While the weather wasn’t typical, they said some things about the river never change.
“It’s muddy,” Ellen Robinett said. But it’s by no means a benign muddy float.
“It’s a monster,” Anderson said. “It will come up and bite you in the ass if you’re not careful. All [of a] sudden, a big boil will open or the water will surge; there was nothing there and all [of a] sudden you hear a big whoosh and there’s like a foot tall standing wave right in front of you.”
There also are whirlpools. Last year, Robinett had a whirlpool open up right next to him. “I stuck my paddle in and swoosh, I swear to God I went down about three feet,” Robinett said. “It will kill you if you don’t have a [life] vest on.”

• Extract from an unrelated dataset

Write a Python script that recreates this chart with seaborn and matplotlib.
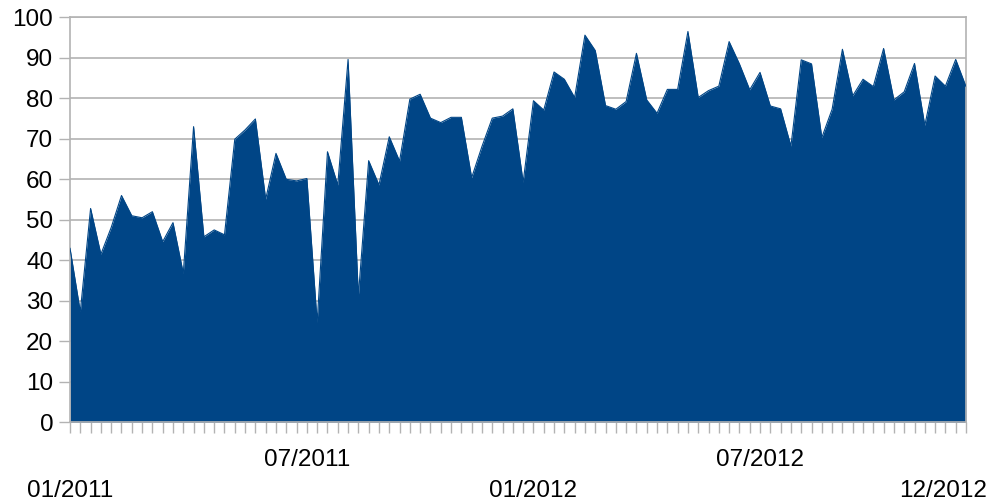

Nights are dark, but the paddling doesn’t stop.
“Once the moon is up, it looks about like this out there,” Robinett said. “It is as bright as day.” But the hour-and-a-half period as the moon rises is a bit shady. Robinett said it’s easier to navigate once a person’s night vision adjusts. Paddlers also have safety equipment and help from shore if needed.
“You still get scared,” Anderson acknowledged.
“Especially night two when you start to hallucinate. You go ‘why are these boat docks out here I’m going to go right through them,’” Robinett said.
Anderson said what’s scary to him are the trees along the banks. “I don’t know about you, but that second night every tree is a beautiful sculpture of a dinosaur or a cartoon character, it’s just endless,” Anderson said. “It’s just amazing.”
Boils, whirlpools, haunting trees and jumping carp weren’t deterrents this year. The river was low, which meant a slow current until the Gasconade River dumped water into it. “You’re cruising at eight or nine miles an hour and all the sudden you’re doing six,” Anderson said. You travel at the speed the river wants to go.
“Part of the fun to me is that you think you’re isolated but honestly civilization is not but a stone’s throw way over a cliff,” Robinett said. “You get out there and you think, ‘God, I’m 100 miles from everybody;’ next thing you know it’s ‘where did that person come from?’ and ‘there’s a house over there.’”
Part of the fun also is the relationships that develop between paddlers and ground crew, who often participate in other big name races in Texas and on the Yukon River in Canada. The competition is informal and paddlers often help each other.
“It becomes a family that’s the best way I can put it,” Ellen Robinett said. Anderson added, “You can’t go wrong with a paddler.”
But you can go wrong with the river.
“If you respect her, she’ll love you back,” Robinett said. “If you don’t respect her and you’re arrogant and you go out there unprepared, yeah, you’ll get killed.”